» Do this
Reproduce every line of the listing as written, apart from the pictures.

» Data excerpt
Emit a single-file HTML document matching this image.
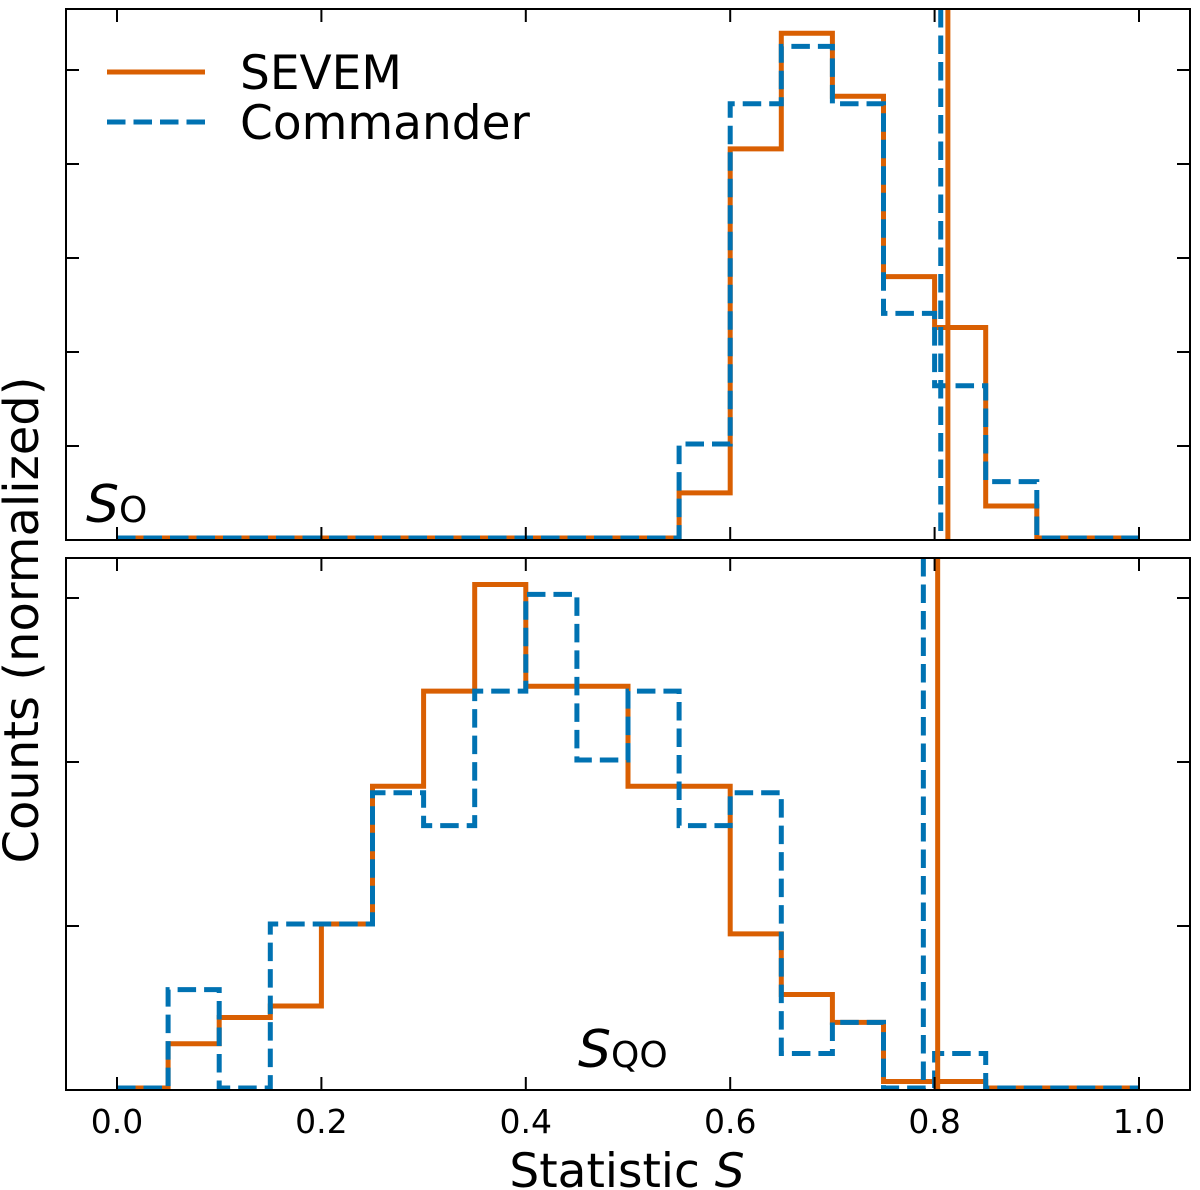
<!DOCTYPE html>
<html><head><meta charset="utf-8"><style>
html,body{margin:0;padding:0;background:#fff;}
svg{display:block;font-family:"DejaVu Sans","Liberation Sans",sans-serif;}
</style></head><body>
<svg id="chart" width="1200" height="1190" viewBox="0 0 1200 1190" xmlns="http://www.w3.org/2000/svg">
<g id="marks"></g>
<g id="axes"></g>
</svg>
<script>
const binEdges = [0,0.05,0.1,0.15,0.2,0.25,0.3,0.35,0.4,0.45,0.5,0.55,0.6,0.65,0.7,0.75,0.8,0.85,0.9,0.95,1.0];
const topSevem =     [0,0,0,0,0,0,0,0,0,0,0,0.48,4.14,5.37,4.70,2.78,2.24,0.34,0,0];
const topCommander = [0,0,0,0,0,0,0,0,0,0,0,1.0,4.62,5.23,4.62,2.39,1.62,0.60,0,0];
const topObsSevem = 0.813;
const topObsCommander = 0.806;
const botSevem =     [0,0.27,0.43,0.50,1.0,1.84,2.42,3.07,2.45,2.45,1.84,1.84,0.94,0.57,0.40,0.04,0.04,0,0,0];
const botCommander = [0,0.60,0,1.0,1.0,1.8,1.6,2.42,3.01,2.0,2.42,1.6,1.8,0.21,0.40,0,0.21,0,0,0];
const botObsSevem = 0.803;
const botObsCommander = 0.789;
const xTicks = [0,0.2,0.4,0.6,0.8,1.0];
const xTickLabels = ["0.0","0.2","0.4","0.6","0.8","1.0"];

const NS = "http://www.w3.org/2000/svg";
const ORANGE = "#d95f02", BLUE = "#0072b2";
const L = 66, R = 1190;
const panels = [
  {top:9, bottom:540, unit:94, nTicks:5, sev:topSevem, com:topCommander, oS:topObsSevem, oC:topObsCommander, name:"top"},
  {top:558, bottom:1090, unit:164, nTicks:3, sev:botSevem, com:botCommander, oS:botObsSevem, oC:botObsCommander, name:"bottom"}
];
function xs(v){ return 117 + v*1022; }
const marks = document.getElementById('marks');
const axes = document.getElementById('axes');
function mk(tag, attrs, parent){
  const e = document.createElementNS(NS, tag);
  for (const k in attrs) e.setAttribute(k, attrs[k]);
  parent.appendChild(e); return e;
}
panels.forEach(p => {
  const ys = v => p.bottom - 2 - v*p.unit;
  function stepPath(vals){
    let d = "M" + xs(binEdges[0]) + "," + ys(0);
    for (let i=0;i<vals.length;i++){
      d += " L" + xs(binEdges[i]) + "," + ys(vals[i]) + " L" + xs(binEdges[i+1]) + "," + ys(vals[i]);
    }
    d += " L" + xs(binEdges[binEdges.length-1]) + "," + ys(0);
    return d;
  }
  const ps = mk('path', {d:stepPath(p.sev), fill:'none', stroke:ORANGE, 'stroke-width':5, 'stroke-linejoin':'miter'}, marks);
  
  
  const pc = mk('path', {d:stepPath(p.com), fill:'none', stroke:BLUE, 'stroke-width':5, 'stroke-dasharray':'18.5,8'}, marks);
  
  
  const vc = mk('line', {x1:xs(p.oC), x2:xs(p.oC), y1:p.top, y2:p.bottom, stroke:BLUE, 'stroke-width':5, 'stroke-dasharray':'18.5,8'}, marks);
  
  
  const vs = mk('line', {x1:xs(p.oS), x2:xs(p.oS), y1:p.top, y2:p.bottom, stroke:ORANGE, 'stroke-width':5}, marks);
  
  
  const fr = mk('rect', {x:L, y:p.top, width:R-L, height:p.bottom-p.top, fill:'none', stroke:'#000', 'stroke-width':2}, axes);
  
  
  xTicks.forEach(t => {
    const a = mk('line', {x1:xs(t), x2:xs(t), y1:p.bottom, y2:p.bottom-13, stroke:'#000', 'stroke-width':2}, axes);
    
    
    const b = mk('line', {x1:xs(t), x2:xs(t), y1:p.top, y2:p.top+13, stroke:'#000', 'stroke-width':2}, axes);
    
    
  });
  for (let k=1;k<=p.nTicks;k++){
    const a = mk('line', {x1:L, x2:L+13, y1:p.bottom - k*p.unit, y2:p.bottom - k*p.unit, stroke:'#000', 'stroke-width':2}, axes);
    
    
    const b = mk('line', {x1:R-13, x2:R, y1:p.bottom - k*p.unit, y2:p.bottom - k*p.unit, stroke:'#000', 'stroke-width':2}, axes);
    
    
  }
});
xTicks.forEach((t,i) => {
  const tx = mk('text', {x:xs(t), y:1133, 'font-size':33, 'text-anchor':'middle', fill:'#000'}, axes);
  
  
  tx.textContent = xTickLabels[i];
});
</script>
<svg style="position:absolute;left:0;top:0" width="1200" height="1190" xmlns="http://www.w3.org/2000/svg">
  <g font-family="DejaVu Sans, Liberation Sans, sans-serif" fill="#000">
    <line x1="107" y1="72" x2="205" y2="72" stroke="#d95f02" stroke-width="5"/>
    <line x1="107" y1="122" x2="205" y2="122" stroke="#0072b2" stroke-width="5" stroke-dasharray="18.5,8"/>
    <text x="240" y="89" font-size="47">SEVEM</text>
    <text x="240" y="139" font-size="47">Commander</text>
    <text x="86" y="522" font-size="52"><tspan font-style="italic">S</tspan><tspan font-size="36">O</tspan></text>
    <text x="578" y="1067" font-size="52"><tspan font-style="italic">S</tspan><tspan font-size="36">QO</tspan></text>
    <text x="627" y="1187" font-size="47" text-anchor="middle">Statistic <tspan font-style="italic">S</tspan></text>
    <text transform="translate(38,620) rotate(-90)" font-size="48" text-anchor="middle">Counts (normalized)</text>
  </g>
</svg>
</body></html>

» Answer to the task
Emit a single-file HTML document matching this image.
<!DOCTYPE html>
<html><head><meta charset="utf-8"><style>
html,body{margin:0;padding:0;background:#fff;}
svg{display:block;font-family:"DejaVu Sans","Liberation Sans",sans-serif;}
</style></head><body>
<svg id="chart" width="1200" height="1190" viewBox="0 0 1200 1190" xmlns="http://www.w3.org/2000/svg">
<g id="marks"></g>
<g id="axes"></g>
</svg>
<script>
const binEdges = [0,0.05,0.1,0.15,0.2,0.25,0.3,0.35,0.4,0.45,0.5,0.55,0.6,0.65,0.7,0.75,0.8,0.85,0.9,0.95,1.0];
const topSevem =     [0,0,0,0,0,0,0,0,0,0,0,0.48,4.14,5.37,4.70,2.78,2.24,0.34,0,0];
const topCommander = [0,0,0,0,0,0,0,0,0,0,0,1.0,4.62,5.23,4.62,2.39,1.62,0.60,0,0];
const topObsSevem = 0.813;
const topObsCommander = 0.806;
const botSevem =     [0,0.27,0.43,0.50,1.0,1.84,2.42,3.07,2.45,2.45,1.84,1.84,0.94,0.57,0.40,0.04,0.04,0,0,0];
const botCommander = [0,0.60,0,1.0,1.0,1.8,1.6,2.42,3.01,2.0,2.42,1.6,1.8,0.21,0.40,0,0.21,0,0,0];
const botObsSevem = 0.803;
const botObsCommander = 0.789;
const xTicks = [0,0.2,0.4,0.6,0.8,1.0];
const xTickLabels = ["0.0","0.2","0.4","0.6","0.8","1.0"];

const NS = "http://www.w3.org/2000/svg";
const ORANGE = "#d95f02", BLUE = "#0072b2";
const L = 66, R = 1190;
const panels = [
  {top:9, bottom:540, unit:94, nTicks:5, sev:topSevem, com:topCommander, oS:topObsSevem, oC:topObsCommander, name:"top"},
  {top:558, bottom:1090, unit:164, nTicks:3, sev:botSevem, com:botCommander, oS:botObsSevem, oC:botObsCommander, name:"bottom"}
];
function xs(v){ return 117 + v*1022; }
const marks = document.getElementById('marks');
const axes = document.getElementById('axes');
function mk(tag, attrs, parent){
  const e = document.createElementNS(NS, tag);
  for (const k in attrs) e.setAttribute(k, attrs[k]);
  parent.appendChild(e); return e;
}
panels.forEach(p => {
  const ys = v => p.bottom - 2 - v*p.unit;
  function stepPath(vals){
    let d = "M" + xs(binEdges[0]) + "," + ys(0);
    for (let i=0;i<vals.length;i++){
      d += " L" + xs(binEdges[i]) + "," + ys(vals[i]) + " L" + xs(binEdges[i+1]) + "," + ys(vals[i]);
    }
    d += " L" + xs(binEdges[binEdges.length-1]) + "," + ys(0);
    return d;
  }
  const ps = mk('path', {d:stepPath(p.sev), fill:'none', stroke:ORANGE, 'stroke-width':5, 'stroke-linejoin':'miter'}, marks);
  
  
  const pc = mk('path', {d:stepPath(p.com), fill:'none', stroke:BLUE, 'stroke-width':5, 'stroke-dasharray':'18.5,8'}, marks);
  
  
  const vc = mk('line', {x1:xs(p.oC), x2:xs(p.oC), y1:p.top, y2:p.bottom, stroke:BLUE, 'stroke-width':5, 'stroke-dasharray':'18.5,8'}, marks);
  
  
  const vs = mk('line', {x1:xs(p.oS), x2:xs(p.oS), y1:p.top, y2:p.bottom, stroke:ORANGE, 'stroke-width':5}, marks);
  
  
  const fr = mk('rect', {x:L, y:p.top, width:R-L, height:p.bottom-p.top, fill:'none', stroke:'#000', 'stroke-width':2}, axes);
  
  
  xTicks.forEach(t => {
    const a = mk('line', {x1:xs(t), x2:xs(t), y1:p.bottom, y2:p.bottom-13, stroke:'#000', 'stroke-width':2}, axes);
    
    
    const b = mk('line', {x1:xs(t), x2:xs(t), y1:p.top, y2:p.top+13, stroke:'#000', 'stroke-width':2}, axes);
    
    
  });
  for (let k=1;k<=p.nTicks;k++){
    const a = mk('line', {x1:L, x2:L+13, y1:p.bottom - k*p.unit, y2:p.bottom - k*p.unit, stroke:'#000', 'stroke-width':2}, axes);
    
    
    const b = mk('line', {x1:R-13, x2:R, y1:p.bottom - k*p.unit, y2:p.bottom - k*p.unit, stroke:'#000', 'stroke-width':2}, axes);
    
    
  }
});
xTicks.forEach((t,i) => {
  const tx = mk('text', {x:xs(t), y:1133, 'font-size':33, 'text-anchor':'middle', fill:'#000'}, axes);
  
  
  tx.textContent = xTickLabels[i];
});
</script>
<svg style="position:absolute;left:0;top:0" width="1200" height="1190" xmlns="http://www.w3.org/2000/svg">
  <g font-family="DejaVu Sans, Liberation Sans, sans-serif" fill="#000">
    <line x1="107" y1="72" x2="205" y2="72" stroke="#d95f02" stroke-width="5"/>
    <line x1="107" y1="122" x2="205" y2="122" stroke="#0072b2" stroke-width="5" stroke-dasharray="18.5,8"/>
    <text x="240" y="89" font-size="47">SEVEM</text>
    <text x="240" y="139" font-size="47">Commander</text>
    <text x="86" y="522" font-size="52"><tspan font-style="italic">S</tspan><tspan font-size="36">O</tspan></text>
    <text x="578" y="1067" font-size="52"><tspan font-style="italic">S</tspan><tspan font-size="36">QO</tspan></text>
    <text x="627" y="1187" font-size="47" text-anchor="middle">Statistic <tspan font-style="italic">S</tspan></text>
    <text transform="translate(38,620) rotate(-90)" font-size="48" text-anchor="middle">Counts (normalized)</text>
  </g>
</svg>
</body></html>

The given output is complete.